CINCINNATI (FOX19) – With the US Senate now debating health care reform, small businesses here in the tri-state are eager to learn what legislative changes may mean for their bottom line.
"We have been really worried as everyone has with the cost of health care for awhile," says Don Martin of Wright Contracting Services Inc.
The national health care debate is stirring a lot of discussion both in Washington D.C. and right here in the tri-state.
As it stands, legislation passed in the House of Representatives would require most Americans to carry insurance. Federal subsidies would be provided for those who otherwise couldn't afford it.
Small companies worry about the possibility of being slapped with penalties if they defy a proposed government mandate of providing insurance benefits.

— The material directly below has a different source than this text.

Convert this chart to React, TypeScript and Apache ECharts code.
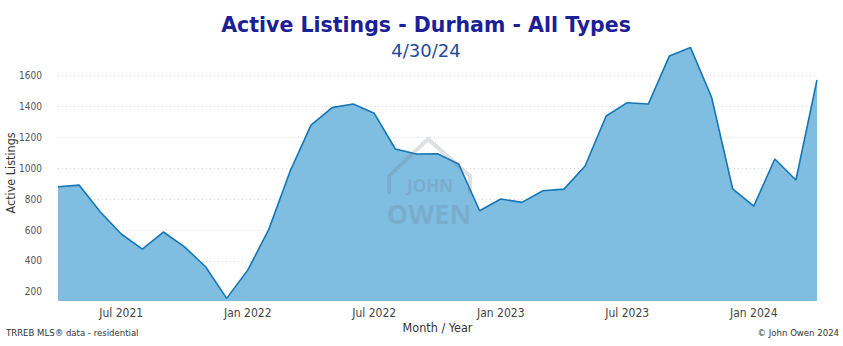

"We feel the current health care bill puts a number of taxes on businesses that is going to incent them to lower their workforce and not create jobs so they are worried about that," says Matt Davis of the Northern Kentucky Chamber of Commerce
Locally owned, Wright Contracting Services was established fifteen years ago and vice president Don Martin says the company started out offering full health care coverage to their twenty employees but in recent years those benefits have had to change due to rising health care costs.
"In the last three years we have scaled that back to half and the employee will pay for the family coverage through payroll deductions it's the only way we could make it work because literally it comes off the bottom line," said Martin.
"We had over ninety letters go out to congress on Friday either for or against the legislation and I think what that does is illustrated the fact that small businesses really are invested in what is going to happen in Washington," said Davis.
"I don't think anyone really knows and that is the scary part even the people that vote on it, I don't think they really understand where the money comes from and we have to generate it, I just always respect the guys that are up there who have actually carried a payroll each week and that is what really worries us," said Martin.
Senate Majority Leader Harry Reid has suggested the senators may not be able to pass a health care plan this year.